La sinceridad es la que permite crecer tanto a un individuo como al colectivo que le rodea. No se esconde detrás de eslóganes y promesas vacías. Crea una nueva versión del futuro. La sinceridad libera y deja que las ideas — y las personas — respiren. Y comienza cerca de cada uno de nosotros. De este aparente caos de microsociedades dispares pero ávidamente discursivas extraeremos nuevas versiones del ser social, un puro proceso de polifonía, que sin embargo, como un coro espontáneo de elementos dispares, comenzará a crear una nueva música para nuestras formaciones sociales.

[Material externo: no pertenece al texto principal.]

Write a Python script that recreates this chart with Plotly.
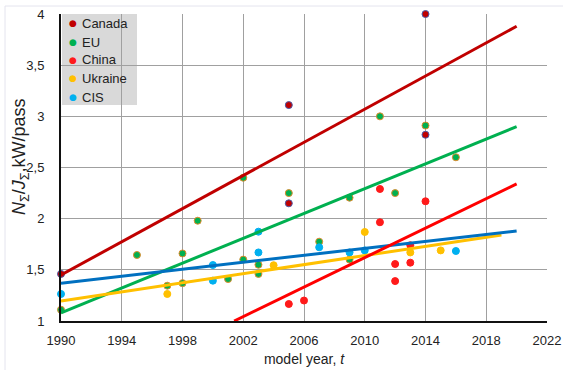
import plotly.graph_objects as go

# Observed specific power by model year, per region
canada_year = [1990, 2005, 2005, 2014, 2014]
canada_val = [1.46, 3.11, 2.15, 4.00, 2.82]

eu_year = [1990, 1995, 1997, 1998, 1998, 1999, 2001, 2002, 2002, 2003, 2003,
           2005, 2007, 2009, 2009, 2011, 2012, 2014, 2016]
eu_val = [1.11, 1.645, 1.345, 1.66, 1.37, 1.98, 1.41, 2.40, 1.60, 1.55, 1.46,
          2.25, 1.775, 2.205, 1.60, 3.00, 2.25, 2.91, 2.60]

china_year = [2005, 2006, 2011, 2011, 2012, 2012, 2013, 2013, 2014]
china_val = [1.166, 1.20, 2.29, 1.965, 1.557, 1.39, 1.57, 1.74, 2.17]

ukraine_year = [1997, 2004, 2010, 2013, 2015]
ukraine_val = [1.264, 1.545, 1.87, 1.67, 1.69]

cis_year = [1990, 2000, 2000, 2003, 2003, 2007, 2009, 2010, 2016]
cis_val = [1.264, 1.394, 1.547, 1.873, 1.67, 1.72, 1.67, 1.69, 1.684]

# Linear trend lines (start/end points)
canada_trend_x = [1990, 2020]
canada_trend_y = [1.45, 3.88]
eu_trend_x = [1990, 2020]
eu_trend_y = [1.08, 2.90]
china_trend_x = [2001.4, 2020]
china_trend_y = [1.00, 2.34]
ukraine_trend_x = [1990, 2019]
ukraine_trend_y = [1.195, 1.84]
cis_trend_x = [1990, 2020]
cis_trend_y = [1.37, 1.88]

FONT = "Liberation Sans, Arial, sans-serif"
TEXT = "#222222"

# plot area in pixels
W, H = 563, 370
L, R, T, B = 61, 16, 14, 49
PW, PH = W - L - R, H - T - B


def px_x(p):
    return (p - L) / PW


def px_y(p):
    return (H - B - p) / PH


fig = go.Figure()

series = [
    ("Canada", canada_year, canada_val, "#c00000", "#4a5aa8"),
    ("EU", eu_year, eu_val, "#00b050", "#e08a2c"),
    ("China", china_year, china_val, "#ff1a1a", "#ff1a1a"),
    ("Ukraine", ukraine_year, ukraine_val, "#ffc000", "#ffc000"),
    ("CIS", cis_year, cis_val, "#00b0f0", "#00b0f0"),
]
for name, xs, ys, fill, edge in series:
    fig.add_trace(go.Scatter(
        x=xs, y=ys, mode="markers", name=name, showlegend=False,
        cliponaxis=False,
        marker=dict(size=7, color=fill, line=dict(color=edge, width=1)),
    ))

trends = [
    (canada_trend_x, canada_trend_y, "#c00000"),
    (eu_trend_x, eu_trend_y, "#00b050"),
    (ukraine_trend_x, ukraine_trend_y, "#ffc000"),
    (cis_trend_x, cis_trend_y, "#0070c0"),
    (china_trend_x, china_trend_y, "#ff0000"),
]
for xs, ys, color in trends:
    fig.add_trace(go.Scatter(
        x=xs, y=ys, mode="lines", showlegend=False, hoverinfo="skip",
        line=dict(color=color, width=3),
    ))

# light outer frame
fig.add_shape(type="rect", xref="paper", yref="paper",
              x0=px_x(5), x1=px_x(620), y0=px_y(420), y1=px_y(6),
              line=dict(color="#e4e4ee", width=1), layer="below")

# compact legend box in the upper-left corner
fig.add_shape(type="rect", xref="paper", yref="paper",
              x0=px_x(62), x1=px_x(137), y0=px_y(105), y1=px_y(14),
              line=dict(width=0), fillcolor="#d9d9d9", layer="below")
row_y = [23, 42, 60, 78, 97]
for (name, _, _, fill, edge), ry in zip(series, row_y):
    fig.add_annotation(
        xref="paper", yref="paper", x=px_x(73), y=px_y(ry),
        text="●", showarrow=False, xanchor="center", yanchor="middle",
        font=dict(family="DejaVu Sans", size=9, color=fill),
    )
    fig.add_annotation(
        xref="paper", yref="paper", x=px_x(80), y=px_y(ry),
        text=name, showarrow=False, xanchor="left", yanchor="middle",
        font=dict(family=FONT, size=13, color=TEXT),
    )

# y axis title
fig.add_annotation(
    xref="paper", yref="paper", x=px_x(20), y=px_y(157),
    text="<i>N</i><sub>Σ</sub>/<i>J</i><sub>Σ</sub>,kW/pass",
    textangle=-90, showarrow=False, xanchor="center", yanchor="middle",
    font=dict(family=FONT, size=18, color=TEXT),
)

fig.update_layout(
    width=W, height=H,
    margin=dict(l=L, r=R, t=T, b=B, autoexpand=False),
    paper_bgcolor="white", plot_bgcolor="white",
    separators=", ",
    showlegend=False,
    font=dict(family=FONT, size=13, color=TEXT),
    xaxis=dict(
        range=[1990, 2022], dtick=4, tick0=1990, automargin=False,
        showgrid=True, gridcolor="#a0a0a0", gridwidth=1,
        showline=True, linecolor="#111111", linewidth=2,
        ticks="", zeroline=False, ticklabelstandoff=6,
        tickfont=dict(size=13),
        title=dict(text="model year, <i>t</i>", font=dict(size=14), standoff=8),
    ),
    yaxis=dict(
        range=[1, 4], dtick=0.5, tick0=1, automargin=False,
        showgrid=True, gridcolor="#a0a0a0", gridwidth=1,
        showline=True, linecolor="#111111", linewidth=2,
        ticks="", zeroline=False, ticklabelstandoff=12,
        tickfont=dict(size=13),
    ),
)

fig.write_html("out.html")
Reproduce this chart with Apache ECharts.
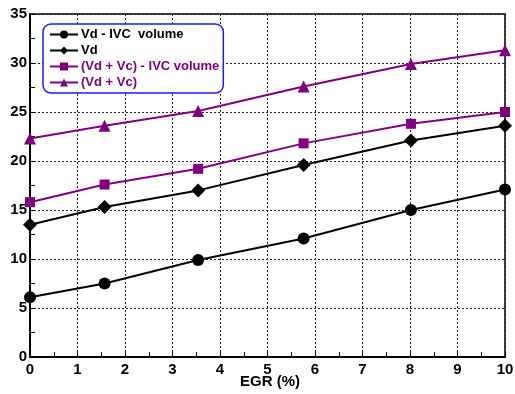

Esta ventana de oportunidad para vivir a pesar del gobierno se estrecha cada vez más, pero sigue existiendo. Y esta vida comenzará con el deseo de producir y crear respuestas a sus problemas con las iniciativas compartidas y serias dentro de las comunidades. La verdadera autonomía comienza con el hábito de vivir de forma autónoma.
No estoy aquí para decirle a la gente qué o quién debe ser, porque esta cuestión, al igual que muchas otras, debe ser decidida por ellos mismos y dentro de sus comunidades. Nadie puede dar una respuesta clara y satisfactoria a esas preguntas para todos. Estoy aquí para esbozar la dirección que tomaremos en nuestra búsqueda de respuestas. El resultado de esta búsqueda será responsabilidad de todos y cada uno de nosotros, los que nos llamamos libres.
La respuesta vendrá de las comunidades, no de la sociedad.